At that rate, the Halifax County moonshine operation would have produced 43,200 gallons of illegal liquor -- some of it bound for as far away as Philadelphia -- by the time federal agents closed it down in April 2006.

In a trial scheduled to last all week in U.S. District Court in Roanoke, authorities are alleging that Jody Alton Smith Sr. of Franklin County was behind the operation. Assisting him was Margaret Rigney Smith of Pittsylvania County, Burnham said.

Surveillance camera footage, land records, receipts for the sale of moonshine ingredients, other documents and possibly the testimony of co-defendants are all expected to play a part in what the defense called a purely circumstantial case.
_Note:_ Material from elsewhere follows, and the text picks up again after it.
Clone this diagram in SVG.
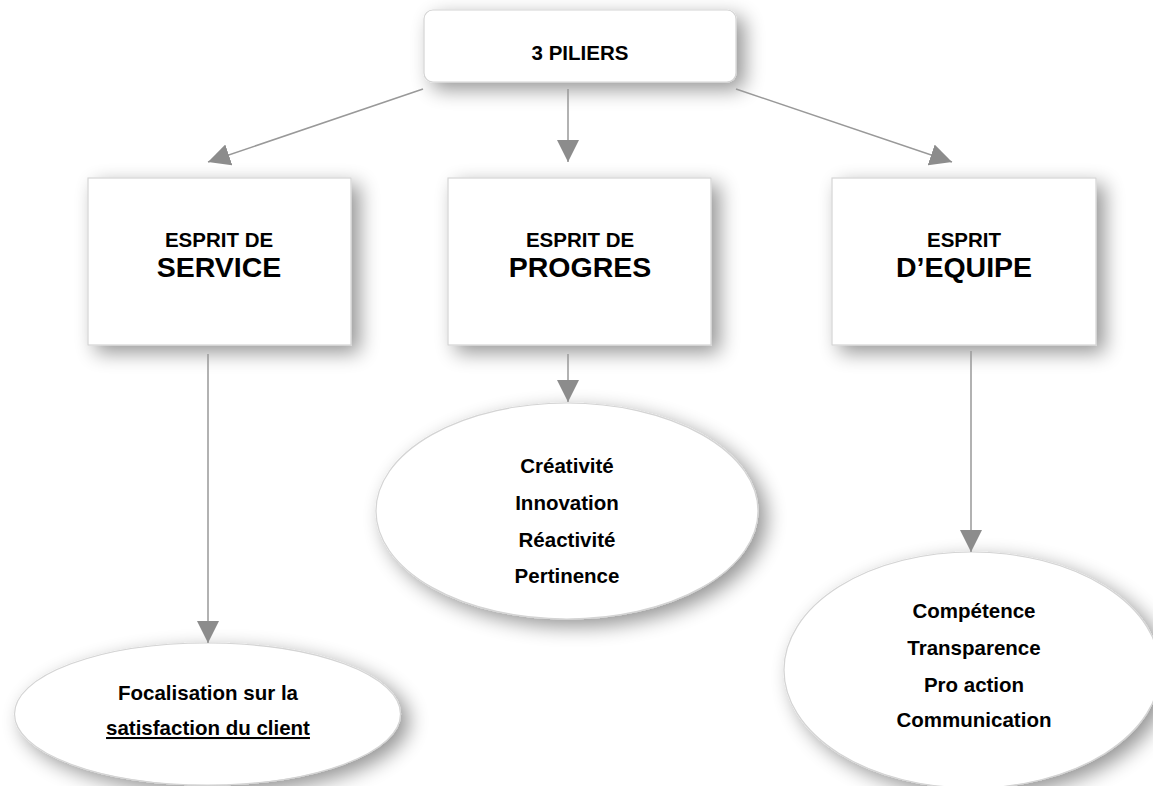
<svg xmlns="http://www.w3.org/2000/svg" width="1153" height="786" viewBox="0 0 1153 786">
<style>
.node{fill:#ffffff;stroke:#d4d4d4;stroke-width:1.2;filter:url(#sh)}
.t{font-family:"Liberation Sans",Arial,sans-serif;font-weight:bold;fill:#000;text-anchor:middle}
.s{font-size:20.5px}
.b{font-size:28.5px}
.c{fill:none;stroke:#999999;stroke-width:1.5}
</style>
<defs>
<filter id="sh" x="-30%" y="-60%" width="170%" height="230%">
<feGaussianBlur in="SourceAlpha" stdDeviation="10"/>
<feOffset dx="8" dy="7" result="b"/>
<feComponentTransfer><feFuncA type="linear" slope="0.42"/></feComponentTransfer>
<feMerge><feMergeNode/><feMergeNode in="SourceGraphic"/></feMerge>
</filter>
<marker id="ah" markerUnits="userSpaceOnUse" markerWidth="22" markerHeight="22" viewBox="0 0 21 21" refX="21" refY="10.5" orient="auto">
<path d="M0,0 L21,10.5 L0,21 z" fill="#8c8c8c"/>
</marker>
</defs>
<rect width="1153" height="786" fill="#ffffff"/>
<g id="root">
<rect class="node" x="424" y="10" width="312" height="72" rx="9"/>
<text class="t s" x="580" y="60">3 PILIERS</text>
</g>
<g id="service">
<rect class="node" x="88" y="178" width="263" height="167"/>
<text class="t s" x="219" y="247">ESPRIT DE</text>
<text class="t b" x="219" y="277">SERVICE</text>
</g>
<g id="progres">
<rect class="node" x="448" y="178" width="263" height="167"/>
<text class="t s" x="580" y="247">ESPRIT DE</text>
<text class="t b" x="580" y="277">PROGRES</text>
</g>
<g id="equipe">
<rect class="node" x="832" y="178" width="264" height="167"/>
<text class="t s" x="964" y="247">ESPRIT</text>
<text class="t b" x="964" y="277">D’EQUIPE</text>
</g>
<g id="satisfaction">
<ellipse class="node" cx="207.5" cy="714" rx="193" ry="71"/>
<text class="t s" x="208" y="700">Focalisation sur la</text>
<text class="t s" x="208" y="735" text-decoration="underline">satisfaction du client</text>
</g>
<g id="qualites-progres">
<ellipse class="node" cx="567" cy="511" rx="191" ry="108"/>
<text class="t s" x="567" y="473">Créativité</text>
<text class="t s" x="567" y="510">Innovation</text>
<text class="t s" x="567" y="547">Réactivité</text>
<text class="t s" x="567" y="583">Pertinence</text>
</g>
<g id="qualites-equipe">
<ellipse class="node" cx="972" cy="670" rx="188" ry="118"/>
<text class="t s" x="974" y="618">Compétence</text>
<text class="t s" x="974" y="655">Transparence</text>
<text class="t s" x="974" y="692">Pro action</text>
<text class="t s" x="974" y="727">Communication</text>
</g>
<g id="connectors">
<path class="c" d="M423,89 L208,162" marker-end="url(#ah)"/>
<path class="c" d="M568,89 L568,162" marker-end="url(#ah)"/>
<path class="c" d="M736,89 L952,162" marker-end="url(#ah)"/>
<path class="c" d="M208,354 L208,643" marker-end="url(#ah)"/>
<path class="c" d="M568,354 L568,402" marker-end="url(#ah)"/>
<path class="c" d="M971,351 L971,552" marker-end="url(#ah)"/>
</g>
</svg>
After summarizing the many pieces of evidence in opening statements, Burnham told the jury that in the end, their sixth sense should lead them to guilty verdicts.

As for the other senses, Burnham advised jurors against the use of taste, pointing to the jug of moonshine. "I don't think the judge will approve of you tasting the evidence," she said.
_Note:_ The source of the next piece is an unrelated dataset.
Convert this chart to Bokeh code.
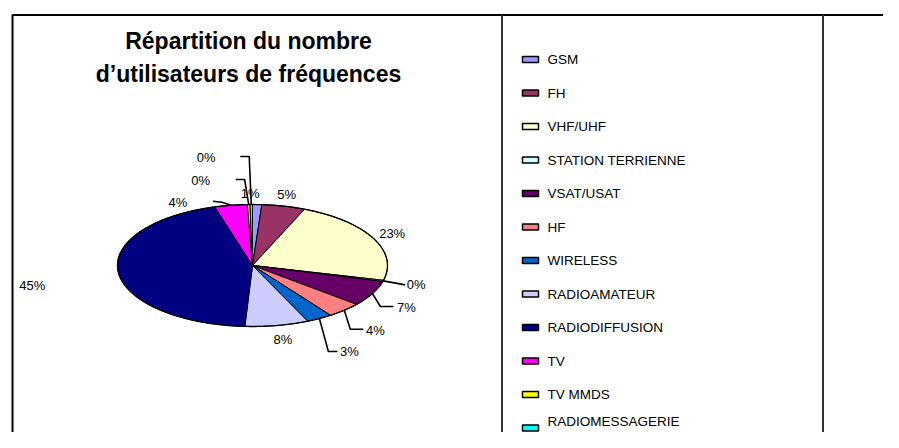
import numpy as np
from bokeh.plotting import figure
from bokeh.models import Range1d
from bokeh.embed import file_html
from bokeh.resources import INLINE
from bokeh.core.properties import value

# ---------------- data ----------------
categories = ["GSM", "FH", "VHF/UHF", "STATION TERRIENNE", "VSAT/USAT", "HF",
              "WIRELESS", "RADIOAMATEUR", "RADIODIFFUSION", "TV", "TV MMDS",
              "RADIOMESSAGERIE"]
shares = [1.1, 5.2, 22.6, 0.3, 6.8, 4.2, 3.1, 7.6, 44.6, 3.9, 0.3, 0.3]
colors = ["#9999FF", "#993366", "#FFFFCC", "#CCFFFF", "#660066", "#FF8080",
          "#0066CC", "#CCCCFF", "#000080", "#FF00FF", "#FFFF00", "#00FFFF"]
title_lines = ["Répartition du nombre", "d’utilisateurs de fréquences"]

# ---------------- layout (pixels) ----------------
FONT = value("Liberation Sans")
CX, CY, RX, RY = 252, 265, 135, 61
# label offset from slice edge point, and leader elbow points (relative)
label_layout = {
    "GSM": dict(off=(-7, -11)),
    "FH": dict(off=(3, -12)),
    "VHF/UHF": dict(off=(19, -5)),
    "STATION TERRIENNE": dict(off=(33, 4), leader=[(22, 4)]),
    "VSAT/USAT": dict(off=(34, 14), leader=[(8, 13), (21, 13)]),
    "HF": dict(off=(31, 20), leader=[(6, 19), (19, 19)]),
    "WIRELESS": dict(off=(30, 33), leader=[(9, 33), (18, 33)]),
    "RADIOAMATEUR": dict(off=(6, 14)),
    "RADIODIFFUSION": dict(off=(-86, 13)),
    "TV": dict(off=(-53, -3), leader=[(-9, -3), (-18, -4)]),
    "TV MMDS": dict(off=(-48, -24), leader=[(-4, -25), (-13, -25)]),
    "RADIOMESSAGERIE": dict(off=(-45, -47), leader=[(-2, -48), (-11, -48)]),
}

p = figure(width=883, height=432, output_backend="svg", toolbar_location=None,
           x_range=Range1d(0, 883), y_range=Range1d(432, 0),
           min_border=0, outline_line_color=None, background_fill_color="white")
p.axis.visible = False
p.grid.visible = False

# outer frame (left and top edges visible)
p.line([12, 12, 900], [470, 14.5, 14.5], line_color="black", line_width=2)
# legend frame
p.line([501.5, 501.5], [14.5, 470], line_color="#333333", line_width=2)
p.line([822.5, 822.5], [14.5, 470], line_color="#333333", line_width=2)

# title
p.text(x=[248, 248], y=[40.7, 73], text=title_lines, text_font=FONT,
       text_font_size="23px", text_font_style="bold", text_align="center",
       text_baseline="alphabetic", text_color="black")

# pie slices (tilted ellipse)
total = float(sum(shares))
fr = np.array(shares) / total
ends = np.cumsum(fr)
starts = ends - fr
xs, ys = [], []
for a0, a1 in zip(starts, ends):
    n = max(3, int((a1 - a0) * 500) + 2)
    t = np.linspace(a0, a1, n) * 2 * np.pi
    xs.append([CX] + list(CX + RX * np.sin(t)))
    ys.append([CY] + list(CY - RY * np.cos(t)))
p.patches(xs, ys, fill_color=colors, line_color="black", line_width=1)
tt = np.linspace(0, 2 * np.pi, 400)
p.line(CX + RX * np.sin(tt), CY - RY * np.cos(tt), line_color="black", line_width=1.3)

# labels and leaders
lx, ly, lt = [], [], []
for cat, a0, a1, v in zip(categories, starts, ends, shares):
    mid = (a0 + a1) / 2 * 2 * np.pi
    px, py = CX + RX * np.sin(mid), CY - RY * np.cos(mid)
    lay = label_layout[cat]
    lx.append(px + lay["off"][0])
    ly.append(py + lay["off"][1])
    lt.append(f"{round(v / total * 100):.0f}%")
    if "leader" in lay:
        pts = [(px, py)] + [(px + dx, py + dy) for dx, dy in lay["leader"]]
        p.line([q[0] for q in pts], [q[1] for q in pts], line_color="black", line_width=1.6)
p.text(x=lx, y=ly, text=lt, text_font=FONT, text_font_size="13px",
       text_align="center", text_baseline="middle", text_color="black")

# legend
leg_y = [59 + i * 33.5 for i in range(len(categories))]
txt_y = list(leg_y)
txt_y[-1] -= 7
p.rect(x=[530] * len(categories), y=leg_y, width=16, height=6,
       fill_color=colors, line_color="black", line_width=1.5)
p.text(x=[547] * len(categories), y=txt_y, text=categories, text_font=FONT,
       text_font_size="13.5px", text_align="left", text_baseline="middle",
       text_color="black")

open("out.html", "w").write(file_html(p, INLINE))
Jody Smith's attorney, Gilbert Davis of Fairfax, said it's no secret that his client grew up in what's known as the moonshine capital of the world. "Some folks in Franklin County think it's a cultural heritage, rightly or wrongly," said Davis, who gained national prominence for representing Paula Jones, the woman who sued Bill Clinton for sexual harassment.

While Smith, 61, had some ties to the 6-acre site on which the moonshine was produced, the government will not be able to prove that he was involved in anything illegal, Davis said.

In his opening statement, Davis suggested that the four Franklin County men who pleaded guilty last week to assisting in the conspiracy were far more involved than what they told authorities.

Surveillance cameras set up by federal investigators showed Smith at a site where one of several buildings housed four 1,200-gallon pots used to make moonshine. But the property was also used as a hunt club, Davis said, and the government has no evidence to place Smith in the same building as the stills.

"He knows people who do make this stuff," Davis said. "You can't live in Franklin County and not know someone who does."

Prosecutors say that Margaret Smith assisted Jody Smith by taking over the mortgages for the property from him. The Smiths are not related.

Margaret Smith's attorney, Phillip Lingafelt of Roanoke, told the jury that she never set foot on the site and was busy two counties away taking care of her dying mother and dealing with her own health problems.